Friedensforum: Welche Erfahrungen haben Sie mit Gewahrsamnahmen von Demonstrierenden? Sowohl bzgl. Unterbringung als auch der rechtlichen Situation? Ulrike Donat: Präventiver Gewahrsam wird bei politischen Demonstrationen zunehmend als Disziplinierungsinstrument und Ersatzbestrafung eingesetzt. Ohnehin kann der Eingriff in das hohe Rechtsgut „Freiheit" nur bei ernsthaften Gewalttaten - etwa im Kontext von Nazi¬Aufmärschen - angemessen sein, nicht aber für Verstöße gegen das Versammlungsrecht. Abgesehen vom Sonderrecht beim G 8 haben wir hier mit anwaltlicher Begleitung viele Erfolge zu verzeichnen. In Lüchow-Dannenberg ist die Zeit der Unterbringung mehrere Hundert Gefangener in ehemaligen Fahrzeughallen Geschichte - seit einer gewonnenen Verfassungsbeschwerde und 2000 nachträglicher Klagen. Auch die Dauer von Polizeikesseln konnten wir durch die Durchsetzung von Mindestanforderungen bei der Versorgung erheblich reduzieren. Nunmehr stellt sich ein neues Problem der „Ersatzbestrafung": Die Polizeigesetze erlauben präventiven Langzeitgewahrsam von bis zu 4 oder bis zu 10 Tagen - das ist nach Bundesland unterschiedlich. Es gibt jedoch keine Gewahrsamseinrichtungen, die einen Mindeststandard von Haftbedingungen wie Hofgang, Tageslicht, Mobiliar, Beleuchtung und Beschäftigungsmöglichkeiten bieten. Dies ist aber bei mehrtägiger Haft erforderlich, wie auch die Anti-Folterkommission der Europäischen Gemeinschaft (CPT) in ihrem letzten Bericht angemahnt hat.
Friedensforum: Sie haben unseres Wissens vor längerem eine Klage gegen Wasserwerfereinsätze geführt. Wie ist die Sache ausgegangen?
Ulrike Donat: Das Bundesverfassungsgericht hat nach 10 Jahren Verfahrensdauer die Verfassungsbeschwerde abgewiesen, allerdings ohne überzeugende Gründe, wohl eher wegen Richterwechsel und der überlangen Verfahrensdauer. Es ging um den erstmaligen Einsatz der neu¬en Hochdruckwasserwerfer beim „Tanz auf dem Vulkan" in Gorleben Anfang der 80er-Jahre. Sie wurden ohne jede besondere Vorwarnung eingesetzt mit knochenbrechender Wirkung und erheblichen Verletzungen.
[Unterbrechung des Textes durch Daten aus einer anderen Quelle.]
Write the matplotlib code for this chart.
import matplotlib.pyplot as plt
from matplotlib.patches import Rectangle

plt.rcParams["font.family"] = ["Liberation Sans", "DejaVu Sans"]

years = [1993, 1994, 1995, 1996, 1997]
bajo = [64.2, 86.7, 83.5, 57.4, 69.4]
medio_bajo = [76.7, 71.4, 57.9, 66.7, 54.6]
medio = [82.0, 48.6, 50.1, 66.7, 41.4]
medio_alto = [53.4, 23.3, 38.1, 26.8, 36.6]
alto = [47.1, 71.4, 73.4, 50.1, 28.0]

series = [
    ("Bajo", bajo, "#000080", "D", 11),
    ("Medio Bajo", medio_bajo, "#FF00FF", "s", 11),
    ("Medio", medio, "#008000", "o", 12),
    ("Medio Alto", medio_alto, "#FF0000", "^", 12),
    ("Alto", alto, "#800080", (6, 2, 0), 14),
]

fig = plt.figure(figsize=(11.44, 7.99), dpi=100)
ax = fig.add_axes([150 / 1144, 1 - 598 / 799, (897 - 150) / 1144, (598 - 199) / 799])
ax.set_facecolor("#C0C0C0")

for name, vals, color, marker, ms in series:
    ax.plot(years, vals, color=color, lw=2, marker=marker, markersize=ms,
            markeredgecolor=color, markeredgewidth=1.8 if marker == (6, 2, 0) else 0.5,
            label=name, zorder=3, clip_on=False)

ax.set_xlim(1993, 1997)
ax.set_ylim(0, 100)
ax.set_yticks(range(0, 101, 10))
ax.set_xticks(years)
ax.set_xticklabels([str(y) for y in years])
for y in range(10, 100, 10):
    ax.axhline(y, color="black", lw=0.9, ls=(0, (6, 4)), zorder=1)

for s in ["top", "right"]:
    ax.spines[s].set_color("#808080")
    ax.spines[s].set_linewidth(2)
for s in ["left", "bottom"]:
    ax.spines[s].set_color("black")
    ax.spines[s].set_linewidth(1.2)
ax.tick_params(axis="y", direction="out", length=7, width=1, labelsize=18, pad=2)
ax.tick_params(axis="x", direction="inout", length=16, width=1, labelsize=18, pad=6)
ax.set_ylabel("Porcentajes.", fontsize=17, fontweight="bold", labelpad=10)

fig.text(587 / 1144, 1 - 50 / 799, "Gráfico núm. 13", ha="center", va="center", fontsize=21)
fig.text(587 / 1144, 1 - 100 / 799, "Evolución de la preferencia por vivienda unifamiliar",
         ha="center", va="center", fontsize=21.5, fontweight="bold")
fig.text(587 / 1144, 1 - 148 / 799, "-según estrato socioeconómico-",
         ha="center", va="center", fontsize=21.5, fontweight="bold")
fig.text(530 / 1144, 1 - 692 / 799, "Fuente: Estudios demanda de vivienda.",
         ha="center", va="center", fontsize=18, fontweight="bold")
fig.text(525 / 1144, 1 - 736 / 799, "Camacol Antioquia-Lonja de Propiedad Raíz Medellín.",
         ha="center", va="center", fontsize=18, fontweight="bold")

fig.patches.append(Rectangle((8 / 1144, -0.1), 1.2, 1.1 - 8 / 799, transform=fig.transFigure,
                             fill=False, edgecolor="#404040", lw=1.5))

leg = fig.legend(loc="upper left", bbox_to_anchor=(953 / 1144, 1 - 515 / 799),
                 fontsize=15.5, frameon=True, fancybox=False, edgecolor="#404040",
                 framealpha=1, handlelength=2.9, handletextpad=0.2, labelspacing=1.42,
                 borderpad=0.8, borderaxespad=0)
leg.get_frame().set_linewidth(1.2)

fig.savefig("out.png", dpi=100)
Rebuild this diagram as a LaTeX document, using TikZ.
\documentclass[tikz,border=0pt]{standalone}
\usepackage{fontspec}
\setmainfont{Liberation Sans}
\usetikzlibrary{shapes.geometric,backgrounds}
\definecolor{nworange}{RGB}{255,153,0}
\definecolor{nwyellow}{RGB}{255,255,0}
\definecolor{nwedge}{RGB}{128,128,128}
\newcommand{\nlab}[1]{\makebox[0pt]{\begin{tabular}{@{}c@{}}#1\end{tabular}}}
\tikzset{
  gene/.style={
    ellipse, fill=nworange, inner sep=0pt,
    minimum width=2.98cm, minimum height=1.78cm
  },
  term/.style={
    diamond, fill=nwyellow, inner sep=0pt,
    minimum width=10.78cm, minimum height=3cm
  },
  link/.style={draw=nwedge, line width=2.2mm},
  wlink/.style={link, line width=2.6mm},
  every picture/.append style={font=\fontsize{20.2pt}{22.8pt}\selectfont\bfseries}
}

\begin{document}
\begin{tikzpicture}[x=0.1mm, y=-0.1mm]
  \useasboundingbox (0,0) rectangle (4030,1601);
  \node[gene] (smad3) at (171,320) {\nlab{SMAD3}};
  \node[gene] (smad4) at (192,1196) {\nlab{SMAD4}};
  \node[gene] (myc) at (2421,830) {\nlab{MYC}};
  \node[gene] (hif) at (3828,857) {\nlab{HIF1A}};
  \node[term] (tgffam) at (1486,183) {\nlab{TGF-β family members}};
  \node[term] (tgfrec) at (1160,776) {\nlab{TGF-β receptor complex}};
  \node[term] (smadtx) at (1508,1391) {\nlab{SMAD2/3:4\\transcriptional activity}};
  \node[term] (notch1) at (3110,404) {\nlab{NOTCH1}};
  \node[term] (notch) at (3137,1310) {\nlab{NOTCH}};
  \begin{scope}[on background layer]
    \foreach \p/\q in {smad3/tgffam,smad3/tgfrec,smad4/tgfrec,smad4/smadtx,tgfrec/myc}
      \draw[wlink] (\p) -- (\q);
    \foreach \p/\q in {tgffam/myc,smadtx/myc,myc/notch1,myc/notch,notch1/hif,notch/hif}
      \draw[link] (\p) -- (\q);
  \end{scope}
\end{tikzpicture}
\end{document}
Der erste Todesfall durch Wasserwerfer war dann kurz später - der Demonstrant wurde allerdings überfahren. Hochinteressant an diesem Verfahren war übrigens die Einsicht in die Befehlsstruktur der Besatzung: Einer befiehlt, einer fährt, einer reguliert den Druck (ohne selbst zu sehen), einer richtet den Strahl (ohne die Schmerzensschreie zu hören) - das hat mich sehr an die Milgram-Experimente erinnert. Inzwischen wurde - auch aufgrund dieses Verfahrens - die Polizeidienstvorschrift zum Einsatz von Wasserwerfern geändert.
Friedensforum: Wie kann man anwaltliche Hilfe in Demonstrationssachen finden, ohne gleich ein Vermögen zahlen zu müssen? An wen kann man sich konkret wenden, wenn man eine Demo anmelden will, gegen Auflagenerteilungen vorgehen will oder schlicht Opfer von Polizeigewalt wurde?
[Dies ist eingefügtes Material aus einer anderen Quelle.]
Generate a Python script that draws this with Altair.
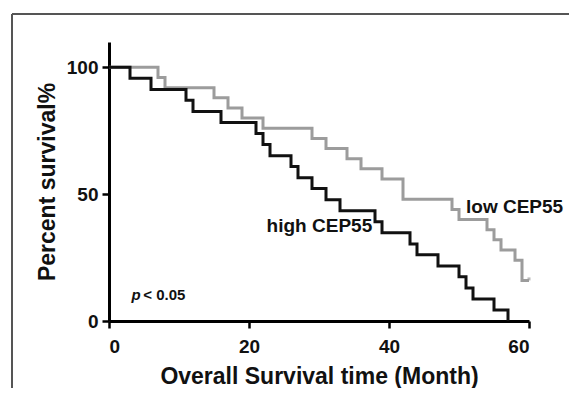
import altair as alt
import pandas as pd

# Kaplan-Meier steps read from the reference
high_time = [0, 3, 6, 11, 12, 16, 21, 22, 23, 26, 27, 29, 31, 33, 38, 39, 43, 44, 47, 50, 51, 52, 55, 57]
high_surv = [100, 95.7, 91.3, 87.0, 82.6, 78.3, 73.9, 69.6, 65.2, 60.9, 56.5, 52.2, 47.8, 43.5,
             39.1, 34.8, 30.4, 26.1, 21.7, 17.4, 13.0, 8.7, 4.3, 0]
low_time = [0, 7, 8, 15, 17, 19, 22, 29, 31, 34, 36, 39, 42, 49, 50, 54, 55, 56, 58, 59, 60]
low_surv = [100, 96, 92, 88, 84, 80, 76, 72, 68, 64, 60, 56, 48, 44, 40, 36, 32, 28, 24, 16, 16]
censor_time = [60]
censor_surv = [16]

label_text = ["high CEP55", "low CEP55"]
label_x = [37.6, 51.0]
label_y = [37.4, 44.9]
label_pos = ["right", "left"]

x_ticks = [0, 20, 40, 60]
y_ticks = [0, 50, 100]

FONT = "Liberation Sans"

high_df = pd.DataFrame({"time": high_time, "surv": high_surv})
low_df = pd.DataFrame({"time": low_time, "surv": low_surv})
cens_df = pd.DataFrame({"time": censor_time, "surv": censor_surv})

xs = alt.Scale(domain=[0, 60], nice=False)
ys = alt.Scale(domain=[0, 110], nice=False)

X = alt.X("time:Q", scale=xs,
          axis=alt.Axis(values=x_ticks, title="Overall Survival time (Month)", format="d"))
Y = alt.Y("surv:Q", scale=ys,
          axis=alt.Axis(values=y_ticks, title="Percent survival%", format="d"))

low_line = alt.Chart(low_df).mark_line(interpolate="step-after", strokeWidth=3,
                                       color="#9c9c9c", strokeJoin="miter",
                                       strokeCap="butt").encode(x=X, y=Y)
cens = alt.Chart(cens_df).mark_point(shape="M0,0L0,-1", size=36, stroke="#9c9c9c",
                                     strokeWidth=3, filled=False).encode(x="time:Q", y="surv:Q")
high_line = alt.Chart(high_df).mark_line(interpolate="step-after", strokeWidth=3,
                                         color="#111111", strokeJoin="miter",
                                         strokeCap="butt").encode(x=X, y=Y)

lab_df = pd.DataFrame({"text": label_text, "x": label_x, "y": label_y, "pos": label_pos})
lab_high = alt.Chart(lab_df[lab_df["pos"] == "right"]).mark_text(
    align="right", baseline="middle", font=FONT, fontSize=19, fontWeight="bold", color="#111111"
).encode(x="x:Q", y="y:Q", text="text:N")
lab_low = alt.Chart(lab_df[lab_df["pos"] == "left"]).mark_text(
    align="left", baseline="middle", font=FONT, fontSize=19, fontWeight="bold", color="#111111"
).encode(x="x:Q", y="y:Q", text="text:N")

p_df = pd.DataFrame({"t": ["p", "< 0.05"], "x": [3.2, 4.9], "y": [10.2, 10.2],
                     "sty": ["italic", "normal"]})
p_it = alt.Chart(p_df[p_df["sty"] == "italic"]).mark_text(
    align="left", baseline="middle", font=FONT, fontSize=15, fontWeight="bold",
    fontStyle="italic", color="#111111").encode(x="x:Q", y="y:Q", text="t:N")
p_rest = alt.Chart(p_df[p_df["sty"] == "normal"]).mark_text(
    align="left", baseline="middle", font=FONT, fontSize=15, fontWeight="bold",
    color="#111111").encode(x="x:Q", y="y:Q", text="t:N")

frame_left = alt.Chart(pd.DataFrame({"a": [0]})).mark_rule(
    stroke="#555555", strokeWidth=2
).encode(x=alt.value(-97), y=alt.value(-28), y2=alt.value(400))
frame_top = alt.Chart(pd.DataFrame({"a": [0]})).mark_rule(
    stroke="#555555", strokeWidth=2
).encode(x=alt.value(-97), x2=alt.value(500), y=alt.value(-28))

chart = alt.layer(frame_left, frame_top, low_line, cens, high_line,
                  lab_high, lab_low, p_it, p_rest).properties(
    width=420, height=279,
    autosize=alt.AutoSizeParams(type="none"),
    padding={"left": 101, "top": 34, "right": 40, "bottom": 67},
).configure_view(stroke=None).configure_axis(
    grid=False,
    domainColor="#000000", domainWidth=3,
    tickColor="#000000", tickWidth=2.5, tickSize=7,
    labelFont=FONT, labelFontSize=19, labelFontWeight="bold", labelColor="#111111",
    titleFont=FONT, titleFontSize=23, titleFontWeight="bold", titleColor="#111111",
).configure_axisX(labelPadding=9, titlePadding=9).configure_axisY(labelPadding=4, titlePadding=7)

chart.save("out.html", embed_options={"renderer": "svg", "actions": False})
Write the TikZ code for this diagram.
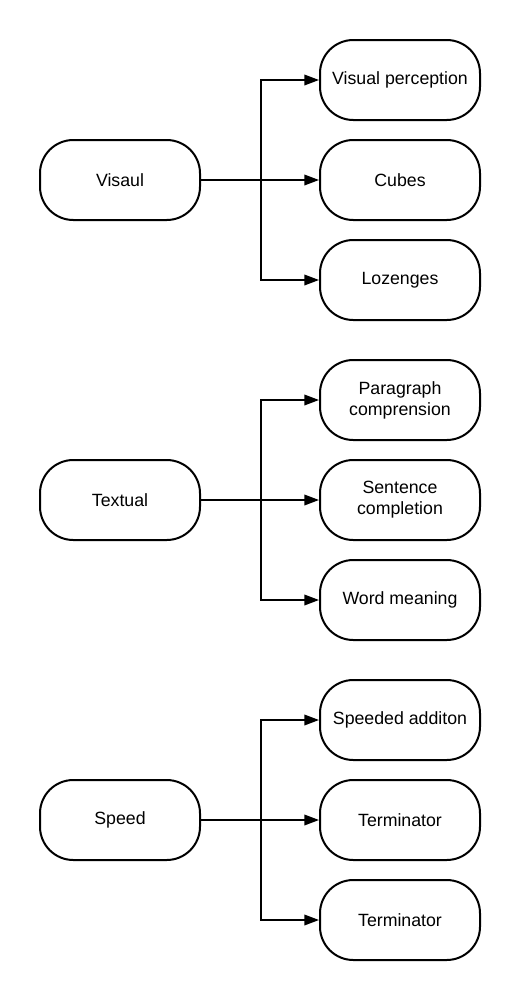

Ulrike Donat: Wer geringes Einkommen hat, bekommt staatliche Prozesskostenhilfe bei Erfolgsaussicht der Klage, allerdings nicht für Strafverfahren. Vermögen muss allerdings vorrangig eingesetzt werden, nicht aber das Schonvermögen oder selbstbewohntes Wohneigentum. Insbesondere Musterklagen werden manchmal auch von den örtlichen Ermittlungsausschüssen oder der „Roten Hilfe" unterstützt. Diese vermitteln auch qualifizierte anwaltliche Hilfe vor Ort, ebenso der RAV (www.ravev.de) oder die Strafverteidigervereinigung des jeweiligen Bundeslandes oder Bürgerrechtsvereinigungen. Wer keine Prozesskostenhilfe bekommt, ist ggf. auf Spendensammeln angewiesen. Die öffentliche Aufmerksamkeit für diese Themen steigt mit dem Interesse an Bürgerrechtsthemen.